I always had to use one of his rifles when we went hunting because I didn't own one. So the night before our morning hunt I said "Daddy, I bought a rifle today." He said "what kind gun you went buy?" I told him one Winchester 30-30. He went crack up laughing. So I said "Why you laughing?" He told me "Boy you went buy a Portagee gun. The 30-30 makes big noise when you shoot um."
So he asked me where I went buy the gun. I told him Waipahu sporting goods by Arakawa. Cause Waipahu sporting goods was the place to buy stuff for fishing or hunting. My father in law has a Winchester 30-30 and a 44-40 that he got from his father.

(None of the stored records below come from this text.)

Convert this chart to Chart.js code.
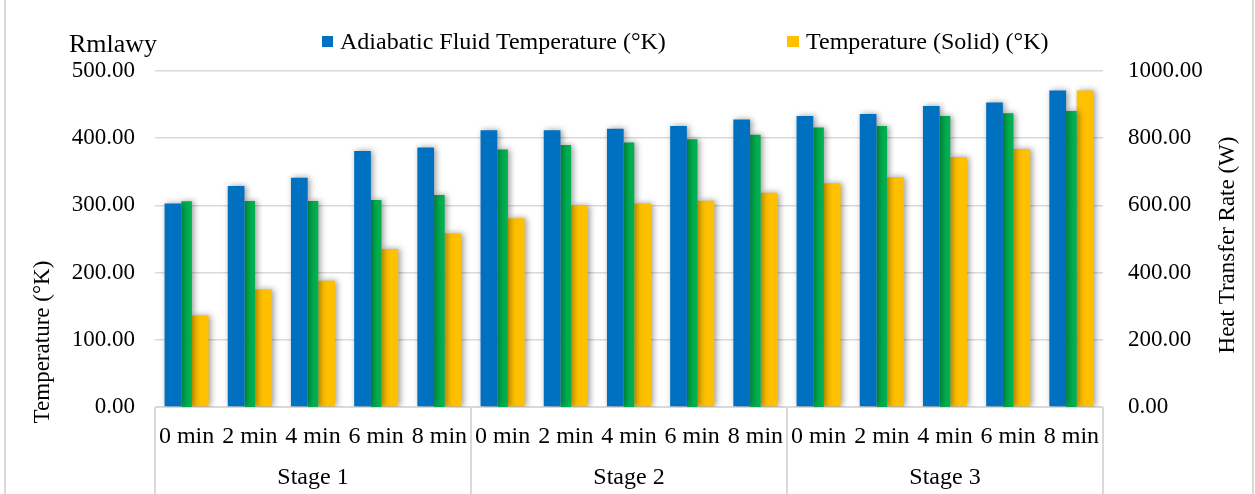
<!DOCTYPE html>
<html>
<head>
<meta charset="utf-8">
<script src="https://cdn.jsdelivr.net/npm/chart.js@4/dist/chart.umd.min.js"></script>
<style>
  html, body { margin: 0; padding: 0; background: #fff; }
  #wrap { width: 1255px; height: 494px; }
</style>
</head>
<body>
<div id="wrap"><canvas id="chart" width="1255" height="494"></canvas></div>
<script>
const categories = ["0 min", "2 min", "4 min", "6 min", "8 min",
                    "0 min", "2 min", "4 min", "6 min", "8 min",
                    "0 min", "2 min", "4 min", "6 min", "8 min"];
const stages = ["Stage 1", "Stage 2", "Stage 3"];

// left axis (°K)
const adiabaticTemp = [303, 329, 341, 381, 386, 412, 412, 414, 418, 428, 433, 436, 448, 453, 471];
const solidTemp = [136, 175, 188, 235, 258, 281, 300, 303, 307, 319, 333, 342, 372, 384, 471];
// right axis (W)
const heatRate = [612, 613, 613, 616, 631, 766, 780, 787, 797, 810, 832, 836, 866, 874, 881];

const FONT = '"Liberation Serif", "Times New Roman", serif';
const GRID = "#d9d9d9";

const decor = {
  id: "decor",
  beforeDatasetsDraw(chart) {
    const { ctx, chartArea } = chart;
    // category axis line
    ctx.save();
    ctx.strokeStyle = GRID;
    ctx.lineWidth = 2;
    ctx.beginPath();
    ctx.moveTo(chartArea.left, chartArea.bottom);
    ctx.lineTo(chartArea.right, chartArea.bottom);
    ctx.stroke();
    ctx.restore();
    // excel-like bar shadow
    ctx.save();
    ctx.shadowColor = "rgba(0,0,0,0.4)";
    ctx.shadowBlur = 6;
    ctx.shadowOffsetX = 2;
  },
  afterDatasetsDraw(chart) {
    chart.ctx.restore();
  },
  afterDraw(chart) {
    const { ctx, chartArea, scales } = chart;
    const n = categories.length;
    const per = n / stages.length;
    const w = (chartArea.right - chartArea.left) / n;

    ctx.save();
    ctx.strokeStyle = GRID;
    ctx.lineWidth = 2;
    ctx.beginPath();
    for (let s = 0; s <= stages.length; s++) {
      const px = chartArea.left + s * per * w;
      ctx.moveTo(px, chartArea.bottom);
      ctx.lineTo(px, chart.height);
    }
    // outer frame
    ctx.moveTo(5, 0); ctx.lineTo(5, chart.height);
    ctx.moveTo(1253, 0); ctx.lineTo(1253, chart.height);
    ctx.stroke();

    ctx.fillStyle = "#000";
    ctx.textAlign = "center";
    ctx.textBaseline = "middle";
    ctx.font = "24px " + FONT;
    categories.forEach((c, i) => {
      ctx.fillText(c, scales.x.getPixelForValue(i), 437);
    });
    stages.forEach((s, i) => {
      ctx.fillText(s, chartArea.left + (i + 0.5) * per * w, 478);
    });

    // axis titles
    ctx.font = "23px " + FONT;
    ctx.save();
    ctx.translate(43, 342);
    ctx.rotate(-Math.PI / 2);
    ctx.fillText("Temperature (°K)", 0, 0);
    ctx.restore();
    ctx.save();
    ctx.translate(1228, 245);
    ctx.rotate(-Math.PI / 2);
    ctx.fillText("Heat Transfer Rate (W)", 0, 0);
    ctx.restore();

    // legend
    ctx.textAlign = "left";
    ctx.textBaseline = "alphabetic";
    ctx.font = "26px " + FONT;
    ctx.fillText("Rmlawy", 69, 52);
    ctx.font = "24px " + FONT;
    ctx.fillStyle = "#0070C0";
    ctx.fillRect(322, 36, 11, 11);
    ctx.fillStyle = "#000";
    ctx.fillText("Adiabatic Fluid Temperature (°K)", 340, 49);
    ctx.fillStyle = "#FFC000";
    ctx.fillRect(787, 36, 12, 11);
    ctx.fillStyle = "#000";
    ctx.fillText("Temperature (Solid) (°K)", 806, 49);
    ctx.restore();
  }
};

const tickFont = { family: FONT, size: 23 };

new Chart(document.getElementById("chart"), {
  type: "bar",
  data: {
    labels: categories,
    datasets: [
      {
        label: "Adiabatic Fluid Temperature (°K)",
        data: adiabaticTemp,
        backgroundColor: "#0070C0",
        yAxisID: "y",
        barPercentage: 1.22,
        categoryPercentage: 0.65,
      },
      {
        label: "Heat Transfer Rate (W)",
        data: heatRate,
        backgroundColor: "#00B050",
        yAxisID: "y1",
        barPercentage: 0.77,
        categoryPercentage: 0.65,
      },
      {
        label: "Temperature (Solid) (°K)",
        data: solidTemp,
        backgroundColor: "#FFC000",
        yAxisID: "y",
        barPercentage: 1.22,
        categoryPercentage: 0.65,
      },
    ],
  },
  options: {
    responsive: false,
    animation: false,
    layout: { padding: { top: 71, bottom: 87, left: 0, right: 0 } },
    plugins: {
      legend: { display: false },
      title: { display: false },
      tooltip: { enabled: false },
    },
    scales: {
      x: { display: false },
      y: {
        position: "left",
        min: 0,
        max: 500,
        ticks: {
          stepSize: 100,
          padding: 20,
          color: "#000",
          font: tickFont,
          callback: (v) => v.toFixed(2),
        },
        grid: { color: GRID, lineWidth: 1.5, drawTicks: false },
        border: { display: false },
        afterFit: (s) => { s.width = 155; },
      },
      y1: {
        position: "right",
        min: 0,
        max: 1000,
        ticks: {
          stepSize: 200,
          padding: 17,
          color: "#000",
          font: tickFont,
          callback: (v) => v.toFixed(2),
        },
        grid: { display: false },
        border: { display: false },
        afterFit: (s) => { s.width = 152; },
      },
    },
  },
  plugins: [decor],
});
</script>
</body>
</html>
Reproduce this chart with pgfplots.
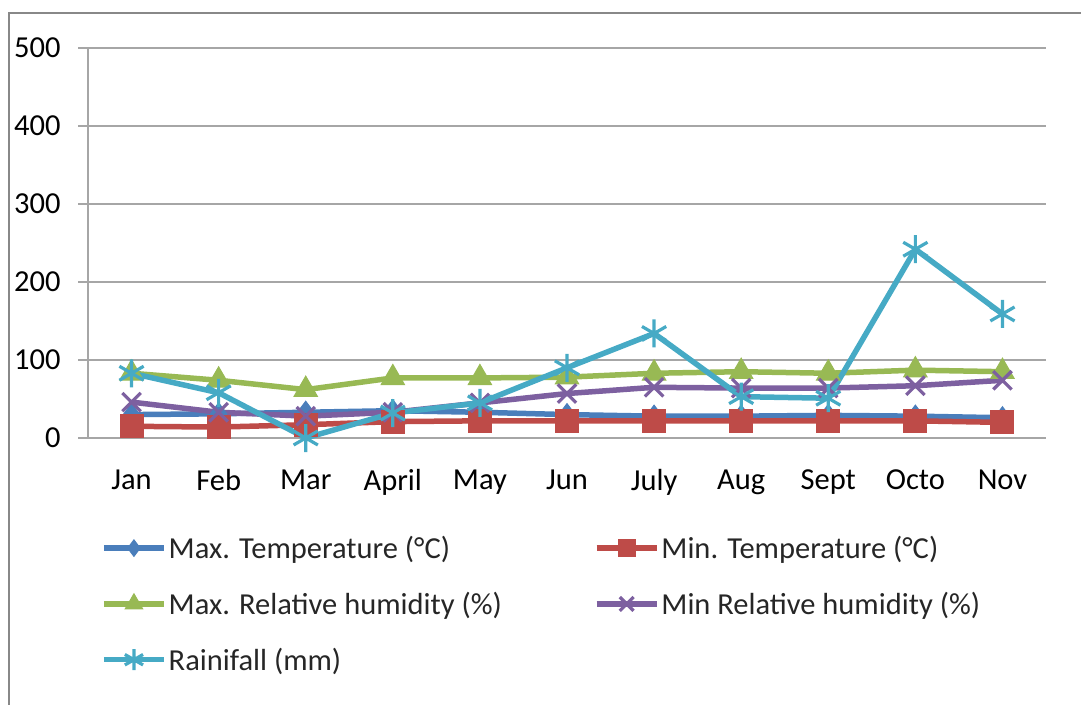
\documentclass[border=0pt]{standalone}
\usepackage{fontspec}
\setmainfont{Carlito}
\usepackage{pgfplots}
\pgfplotsset{compat=1.18}
\definecolor{cMaxT}{HTML}{4A7EBB}
\definecolor{cMinT}{HTML}{BE4B48}
\definecolor{cMaxH}{HTML}{98B954}
\definecolor{cMinH}{HTML}{7D60A0}
\definecolor{cRain}{HTML}{46AAC5}
\definecolor{cGrid}{HTML}{A6A6A6}
\definecolor{cFrame}{HTML}{888888}
\begin{document}
\begin{tikzpicture}
\useasboundingbox (0pt,0pt) rectangle (1081pt,704pt);
\draw[cFrame, line width=2.5pt] (9pt,-30pt) rectangle (1110pt,691pt);
\begin{axis}[
  at={(88pt,266pt)}, anchor=south west,
  scale only axis, width=958pt, height=390pt,
  xmin=-0.5, xmax=10.5, ymin=0, ymax=500,
  enlargelimits=false, clip=false,
  axis x line=bottom, axis y line=left,
  axis line style={-, cGrid, line width=1.3pt},
  xtick={0,...,10},
  xticklabels={Jan,Feb,Mar,April,May,Jun,July,Aug,Sept,Octo,Nov},
  xtick style={draw=none},
  extra x ticks={-0.5,0.5,...,10.5},
  extra x tick labels={},
  extra x tick style={tick style={draw=cGrid, line width=1.3pt}, major tick length=10pt, tick align=outside},
  ytick={0,100,...,500},
  ytick style={draw=cGrid, line width=1.3pt},
  major tick length=10pt, tick align=outside,
  ymajorgrids, grid style={cGrid, line width=1.3pt},
  ticklabel style={font=\fontsize{30.5}{36}\selectfont, text=black},
  /pgf/number format/assume math mode=true,
  xticklabel style={yshift=-18pt},
  yticklabel style={xshift=-14pt},
  every axis plot/.append style={line width=5.5pt},
  legend columns=2,
  legend cell align=left,
  legend style={at={(0,0)}, anchor=north west, xshift=10pt, yshift=-94pt,
    draw=none, fill=none, font=\fontsize{30.5}{36}\selectfont, text=black!85,
    row sep=28pt,
    /tikz/every even column/.append style={column sep=90pt}},
  legend image code/.code={%
    \draw[mark repeat=2, mark phase=2, #1, every mark/.append style={scale=0.75}]
      plot coordinates {(0pt,0pt) (30pt,0pt) (60pt,0pt)};},
]
\addplot[cMaxT, mark=diamond*, mark size=11pt, mark options={fill=cMaxT, line width=1pt}]
  coordinates {(0,30) (1,31) (2,33) (3,35) (4,33) (5,30) (6,28) (7,28) (8,29) (9,28) (10,26)};
\addlegendentry{Max. Temperature (°C)}
\addplot[cMinT, mark=square*, mark size=11.5pt, mark options={fill=cMinT, line width=1pt}]
  coordinates {(0,15) (1,14) (2,17) (3,21) (4,22) (5,22) (6,22) (7,22) (8,22) (9,22) (10,20)};
\addlegendentry{Min. Temperature (°C)}
\addplot[cMaxH, mark=triangle*, mark size=13.5pt, mark options={fill=cMaxH, line width=1pt}]
  coordinates {(0,83) (1,74) (2,62) (3,77) (4,77) (5,78) (6,83) (7,85) (8,83) (9,87) (10,85)};
\addlegendentry{Max. Relative humidity (\%)}
\addplot[cMinH, mark=x, mark size=13pt, mark options={line width=3.2pt}]
  coordinates {(0,46) (1,33) (2,28) (3,33) (4,45) (5,57) (6,65) (7,64) (8,64) (9,67) (10,74)};
\addlegendentry{Min Relative humidity (\%)}
\addplot[cRain, mark=asterisk, mark size=14pt, mark options={line width=3.2pt}]
  coordinates {(0,83) (1,58) (2,0) (3,32) (4,45) (5,90) (6,134) (7,53) (8,51) (9,242) (10,159)};
\addlegendentry{Rainifall (mm)}
\end{axis}
\end{tikzpicture}
\end{document}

He told me there was supposed to be another Winchester 30-30 with a hatch barrel . During World War Two the army told everyone to turn in all weapons. His father went wrap each rifle with burlap bags and cover 'um with grease and wrap them up with canvas and went bury them in the back yard. Went the war ended they dug the guns but the 30-30 with the hatch barrel was all rusted but the other two was o.k. after a good cleaning. The hatch barrel one was on the bottom with the other two on top 'um
I cannot remember the last hunt I had with him but I remember how he loved the land not only in words but in deeds also. He used to say, "Boy the places we walked while pig hunting nobody else went walk so let's leave it that way." We would not fire our guns for target practice or for fun and when we cut trail we cut so that the brush would grow back. We would also gather from the mountain fern (pako) a special shoot and pipi'au (elephant ear). Pipi'au only from the kukui nut tree . He taught me that caring and loving something is not limited to people but can also include the aina, My father in law Tony passed away in 2008, but his influence has been now carried by my son .
My father-in-law Tony P. was half Filipino and half Portagee.
I was raised in Aiea Filipino camp. I married one girl from Kunia. Our first home was a townhouse in Makakilo, sold that and moved to Waianae. We moved to Northern California in 1985.We have a son and daughter and six grandchildren. Big Head was my nickname.